The minimum pension, set at 4,000 Cuban pesos since September 2025, is equivalent to less than 10 dollars at the informal exchange rate, while the monthly cost of living is eight times that amount. Forty years of work for just seven dollars is the harsh reality for thousands of Cubans who dedicated their lives to the system and today cannot afford to eat three meals a day: 79% of those over seventy years old are unable to manage that.
Cuba is the oldest country in Latin America, with 25.7% of its population over sixty years old by the end of 2024. At the same time, mass emigration has left the elderly alone: over 1.1 million people left the island between 2021 and 2024, and today, 17.4% of seniors live without any close relatives. An elderly woman whose son emigrated summed it up frankly: “I go up to three days without eating”.

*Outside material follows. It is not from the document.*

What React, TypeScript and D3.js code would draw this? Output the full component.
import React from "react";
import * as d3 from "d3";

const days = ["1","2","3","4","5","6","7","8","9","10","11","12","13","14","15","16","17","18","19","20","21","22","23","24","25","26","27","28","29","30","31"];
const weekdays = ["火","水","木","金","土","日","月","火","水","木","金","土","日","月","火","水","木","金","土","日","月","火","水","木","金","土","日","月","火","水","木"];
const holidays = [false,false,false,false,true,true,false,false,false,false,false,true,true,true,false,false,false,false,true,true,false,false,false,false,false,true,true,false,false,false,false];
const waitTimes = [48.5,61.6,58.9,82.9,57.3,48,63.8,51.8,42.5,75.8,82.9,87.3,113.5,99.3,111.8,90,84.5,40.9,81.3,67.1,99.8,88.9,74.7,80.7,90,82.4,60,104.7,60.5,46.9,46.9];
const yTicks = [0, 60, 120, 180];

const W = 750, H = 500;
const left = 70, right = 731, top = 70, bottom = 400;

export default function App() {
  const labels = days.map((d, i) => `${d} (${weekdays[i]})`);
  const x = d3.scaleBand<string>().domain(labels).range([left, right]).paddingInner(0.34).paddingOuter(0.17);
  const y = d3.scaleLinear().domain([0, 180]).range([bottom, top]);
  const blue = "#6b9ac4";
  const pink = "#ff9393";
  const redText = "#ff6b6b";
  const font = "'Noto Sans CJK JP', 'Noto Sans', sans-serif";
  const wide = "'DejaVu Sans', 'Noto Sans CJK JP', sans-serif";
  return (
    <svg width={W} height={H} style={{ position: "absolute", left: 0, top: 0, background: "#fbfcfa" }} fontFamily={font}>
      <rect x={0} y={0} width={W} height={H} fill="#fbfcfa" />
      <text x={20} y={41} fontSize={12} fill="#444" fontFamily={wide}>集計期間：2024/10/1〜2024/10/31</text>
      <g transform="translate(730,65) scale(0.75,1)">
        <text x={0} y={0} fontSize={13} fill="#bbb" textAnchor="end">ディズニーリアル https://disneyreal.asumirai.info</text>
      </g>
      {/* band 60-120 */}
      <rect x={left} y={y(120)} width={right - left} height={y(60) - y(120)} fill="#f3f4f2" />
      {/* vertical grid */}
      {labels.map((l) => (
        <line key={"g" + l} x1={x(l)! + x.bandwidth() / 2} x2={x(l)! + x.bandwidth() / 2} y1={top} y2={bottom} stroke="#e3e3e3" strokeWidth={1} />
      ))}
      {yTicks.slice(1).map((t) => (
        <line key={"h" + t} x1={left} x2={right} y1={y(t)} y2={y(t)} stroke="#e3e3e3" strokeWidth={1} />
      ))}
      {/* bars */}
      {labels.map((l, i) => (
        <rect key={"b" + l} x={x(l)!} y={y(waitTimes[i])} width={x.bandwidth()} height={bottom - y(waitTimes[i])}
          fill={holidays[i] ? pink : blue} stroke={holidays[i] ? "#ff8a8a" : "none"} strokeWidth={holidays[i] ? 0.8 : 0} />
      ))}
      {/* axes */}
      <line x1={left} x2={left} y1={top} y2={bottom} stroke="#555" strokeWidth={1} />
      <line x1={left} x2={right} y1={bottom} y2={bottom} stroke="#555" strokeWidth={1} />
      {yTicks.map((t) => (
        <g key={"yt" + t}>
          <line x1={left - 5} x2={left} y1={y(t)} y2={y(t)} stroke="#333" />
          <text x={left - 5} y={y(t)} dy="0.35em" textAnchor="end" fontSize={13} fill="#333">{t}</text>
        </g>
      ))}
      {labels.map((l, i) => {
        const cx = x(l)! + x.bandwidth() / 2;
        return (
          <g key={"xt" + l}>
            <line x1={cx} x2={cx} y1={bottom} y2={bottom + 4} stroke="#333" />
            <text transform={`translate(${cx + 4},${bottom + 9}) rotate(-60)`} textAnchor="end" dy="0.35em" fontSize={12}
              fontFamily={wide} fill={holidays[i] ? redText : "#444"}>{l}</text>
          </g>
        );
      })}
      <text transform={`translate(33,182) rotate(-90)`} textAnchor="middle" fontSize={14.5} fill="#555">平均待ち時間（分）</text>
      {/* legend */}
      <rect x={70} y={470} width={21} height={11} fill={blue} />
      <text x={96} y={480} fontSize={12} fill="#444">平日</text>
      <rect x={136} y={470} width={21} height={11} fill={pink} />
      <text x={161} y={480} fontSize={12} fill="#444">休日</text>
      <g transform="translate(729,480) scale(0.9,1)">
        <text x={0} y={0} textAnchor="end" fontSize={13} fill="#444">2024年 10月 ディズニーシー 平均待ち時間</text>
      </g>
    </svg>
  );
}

The Family Care System only covers 67,000 people from that universe of retirees, with a budget equivalent to just 14,600 dollars for the entire country in 2026. Vice President Salvador Valdés Mesa candidly acknowledged in March, "You can't live on pensions."

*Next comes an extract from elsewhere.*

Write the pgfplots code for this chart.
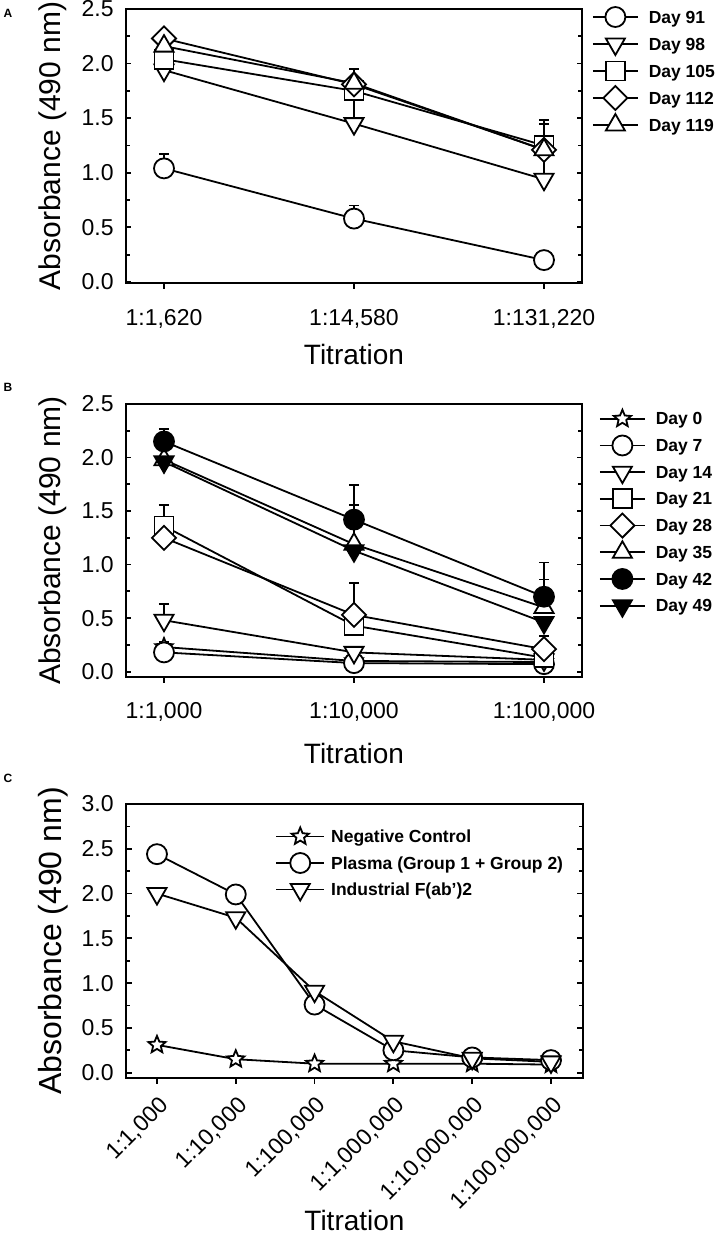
\documentclass[border=0pt]{standalone}
\usepackage{fontspec}
\setmainfont{Liberation Sans}
\usepackage{pgfplots}
\pgfplotsset{compat=1.18}

\pgfdeclareplotmark{ostar}{%
  \pgfpathmoveto{\pgfpointpolar{90}{\pgfplotmarksize}}%
  \pgfpathlineto{\pgfpointpolar{126}{0.45\pgfplotmarksize}}%
  \pgfpathlineto{\pgfpointpolar{162}{\pgfplotmarksize}}%
  \pgfpathlineto{\pgfpointpolar{198}{0.45\pgfplotmarksize}}%
  \pgfpathlineto{\pgfpointpolar{234}{\pgfplotmarksize}}%
  \pgfpathlineto{\pgfpointpolar{270}{0.45\pgfplotmarksize}}%
  \pgfpathlineto{\pgfpointpolar{306}{\pgfplotmarksize}}%
  \pgfpathlineto{\pgfpointpolar{342}{0.45\pgfplotmarksize}}%
  \pgfpathlineto{\pgfpointpolar{18}{\pgfplotmarksize}}%
  \pgfpathlineto{\pgfpointpolar{54}{0.45\pgfplotmarksize}}%
  \pgfpathclose
  \pgfusepathqfillstroke
}

\newcommand{\lblfont}{\fontsize{14}{16}\selectfont}
\newcommand{\ylblfont}{\fontsize{15}{17}\selectfont}

\pgfplotsset{
  panel/.style={
    scale only axis, clip=false,
    axis line style={line width=1pt},
    xtick align=outside, ytick align=inside,
    xtick pos=left, ytick pos=both,
    major tick length=2.75pt, minor tick length=2pt,
    every tick/.style={black, line width=0.9pt},
    minor y tick num=1,
    tick label style={font=\fontsize{11.5}{13}\selectfont},
    /pgf/number format/assume math mode=true,
    yticklabel style={/pgf/number format/fixed, /pgf/number format/fixed zerofill,
      /pgf/number format/precision=1, inner sep=0pt, anchor=east, xshift=-6pt},
    ylabel={Absorbance (490 nm)}, xlabel={Titration},
    legend style={draw=none, fill=none, inner sep=0pt, outer sep=0pt, anchor=north west,
      row sep=0pt, font=\bfseries\fontsize{8.75}{10}\selectfont,
      nodes={inner sep=0pt, text depth=0pt, anchor=west},
      /tikz/every odd column/.append style={column sep=5pt}},
    legend cell align=left,
    legend image code/.code={%
      \path[draw=none, fill=none] (0pt,-6.75pt) rectangle (22.5pt,6.75pt);
      \draw[mark repeat=2,mark phase=2,##1] plot coordinates {(0pt,0pt) (11.25pt,0pt) (22.5pt,0pt)};},
    every axis plot/.append style={black, line width=0.9pt},
    error bars/error bar style={line width=0.9pt, solid},
    error bars/error mark options={rotate=90, mark size=2.5pt, line width=0.9pt},
  },
  mcirc/.style={mark=*, mark size=5pt, mark options={fill=white, solid}},
  mcircf/.style={mark=*, mark size=5pt, mark options={fill=black, solid}},
  mdown/.style={mark=triangle*, mark size=5.5pt, mark options={fill=white, rotate=180, solid}},
  mdownf/.style={mark=triangle*, mark size=5.5pt, mark options={fill=black, rotate=180, solid}},
  mup/.style={mark=triangle*, mark size=5.5pt, mark options={fill=white, solid}},
  msq/.style={mark=square*, mark size=4.75pt, mark options={fill=white, solid}},
  mdia/.style={mark=square*, mark size=4.25pt, mark options={fill=white, rotate=45, solid}},
  mstar/.style={mark=ostar, mark size=4.5pt, mark options={fill=white, solid}},
  ebar/.style={error bars/.cd, y dir=plus, y explicit},
}

\begin{document}
\begin{tikzpicture}

% ---------------- Panel A ----------------
\begin{axis}[panel,
  at={(63pt,-141.5pt)}, anchor=south west,
  width=228pt, height=137pt,
  xmin=-0.2, xmax=2.2, ymin=-0.01, ymax=2.5,
  ytick={0,0.5,1,1.5,2,2.5},
  xtick={0,1,2},
  xticklabels={{1:1,620},{1:14,580},{1:131,220}},
  xticklabel style={inner sep=0pt, anchor=base, yshift=-18.5pt},
  every axis y label/.style={at={(rel axis cs:-0.1447,0.5)}, rotate=90, anchor=base, font=\ylblfont},
  every axis x label/.style={at={(rel axis cs:0.5,-0.299)}, anchor=base, font=\lblfont},
  legend style={at={(1.0219,1.0201)}},
  legend entries={Day 91, Day 98, Day 105, Day 112, Day 119},
]
\addplot[mcirc, ebar] coordinates {(0,1.04) +- (0,0.13) (1,0.58) +- (0,0.12) (2,0.20) +- (0,0)};
\addplot[mdown, ebar] coordinates {(0,1.94) +- (0,0) (1,1.45) +- (0,0.28) (2,0.94) +- (0,0.26)};
\addplot[msq, ebar] coordinates {(0,2.04) +- (0,0) (1,1.75) +- (0,0.20) (2,1.25) +- (0,0.23)};
\addplot[mdia] coordinates {(0,2.23) (1,1.81) (2,1.21)};
\addplot[mup, ebar] coordinates {(0,2.16) +- (0,0) (1,1.82) +- (0,0.13) (2,1.21) +- (0,0.24)};
\end{axis}

% ---------------- Panel B ----------------
\begin{axis}[panel,
  at={(63pt,-338.5pt)}, anchor=south west,
  width=228pt, height=136.5pt,
  xmin=-0.2, xmax=2.2, ymin=-0.05, ymax=2.5,
  ytick={0,0.5,1,1.5,2,2.5},
  xtick={0,1,2},
  xticklabels={{1:1,000},{1:10,000},{1:100,000}},
  xticklabel style={inner sep=0pt, anchor=base, yshift=-18pt},
  every axis y label/.style={at={(rel axis cs:-0.1447,0.5)}, rotate=90, anchor=base, font=\ylblfont},
  every axis x label/.style={at={(rel axis cs:0.5,-0.315)}, anchor=base, font=\lblfont},
  legend style={at={(1.0373,0.9954)}, row sep=-0.15pt},
  legend entries={Day 0, Day 7, Day 14, Day 21, Day 28, Day 35, Day 42, Day 49},
]
\addplot[mstar, ebar] coordinates {(0,0.23) +- (0,0.05) (1,0.10) +- (0,0) (2,0.09) +- (0,0)};
\addplot[mcirc] coordinates {(0,0.18) (1,0.08) (2,0.07)};
\addplot[mdown, ebar] coordinates {(0,0.48) +- (0,0.15) (1,0.18) +- (0,0) (2,0.11) +- (0,0)};
\addplot[msq, ebar] coordinates {(0,1.36) +- (0,0.20) (1,0.43) +- (0,0) (2,0.13) +- (0,0)};
\addplot[mdia, ebar] coordinates {(0,1.25) +- (0,0) (1,0.53) +- (0,0.30) (2,0.21) +- (0,0.12)};
\addplot[mup, ebar] coordinates {(0,1.98) +- (0,0) (1,1.19) +- (0,0.37) (2,0.60) +- (0,0.26)};
\addplot[mcircf, ebar] coordinates {(0,2.15) +- (0,0.12) (1,1.42) +- (0,0.32) (2,0.70) +- (0,0.32)};
\addplot[mdownf] coordinates {(0,1.96) (1,1.13) (2,0.46)};
\end{axis}

% ---------------- Panel C ----------------
\begin{axis}[panel,
  at={(63pt,-539pt)}, anchor=south west,
  width=228.5pt, height=137pt,
  xmin=-0.393, xmax=5.406, ymin=-0.06, ymax=3.0,
  ytick={0,0.5,1,1.5,2,2.5,3},
  xtick={0,1,2,3,4,5},
  xticklabels={{1:1,000},{1:10,000},{1:100,000},{1:1,000,000},{1:10,000,000},{1:100,000,000}},
  xticklabel style={inner sep=0pt, anchor=east, xshift=4pt, yshift=-9pt, rotate=45},
  every axis y label/.style={at={(rel axis cs:-0.142,0.5)}, rotate=90, anchor=base, font=\fontsize{16}{18}\selectfont},
  every axis x label/.style={at={(rel axis cs:0.5,-0.555)}, anchor=base, font=\lblfont},
  legend style={at={(0.3268,0.9307)}, row sep=-0.25pt,
    /tikz/every odd column/.append style={column sep=3pt}},
  legend image code/.code={%
      \path[draw=none, fill=none] (0pt,-6.75pt) rectangle (24pt,6.75pt);
      \draw[mark repeat=2,mark phase=2,#1] plot coordinates {(0pt,0pt) (12pt,0pt) (24pt,0pt)};},
  legend entries={Negative Control, Plasma (Group 1 + Group 2), Industrial F(ab')2},
]
\addplot[mstar] coordinates {(0,0.31) (1,0.15) (2,0.10) (3,0.10) (4,0.10) (5,0.09)};
\addplot[mcirc] coordinates {(0,2.44) (1,1.99) (2,0.76) (3,0.25) (4,0.17) (5,0.14)};
\addplot[mdown] coordinates {(0,2.00) (1,1.73) (2,0.91) (3,0.35) (4,0.16) (5,0.12)};
\end{axis}

\node[font=\bfseries\fontsize{6}{7}\selectfont] at (4pt,-6.5pt) {A};
\node[font=\bfseries\fontsize{6}{7}\selectfont] at (4pt,-193.5pt) {B};
\node[font=\bfseries\fontsize{6}{7}\selectfont] at (4pt,-389pt) {C};

\pgfresetboundingbox
\path[use as bounding box] (0pt,0pt) rectangle (359.5pt,-616.5pt);
\end{tikzpicture}
\end{document}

In light of this collapse, the government authorized in February for small and medium-sized enterprises and cooperatives to open private residences for the elderly, effectively admitting that the State cannot fulfill its constitutional obligation. According to data from 2021, Cuba had only 300 senior citizen homes and 157 nursing homes for nearly two million retirees. Given the country's ongoing deterioration since then, it is possible that the number has even decreased.
In that context, engineer Domingo Ocaña Piedra, 76 years old and founder of the Electromechanical Company of Villa Clara, who returned to work after retiring, enthusiastically celebrated the opening: "This senior citizens' home is an act of love and an example that, with willpower, it can be done." What he did not mention is who should have had that willpower for decades: the same regime that has been promising to take care of its people for 67 years.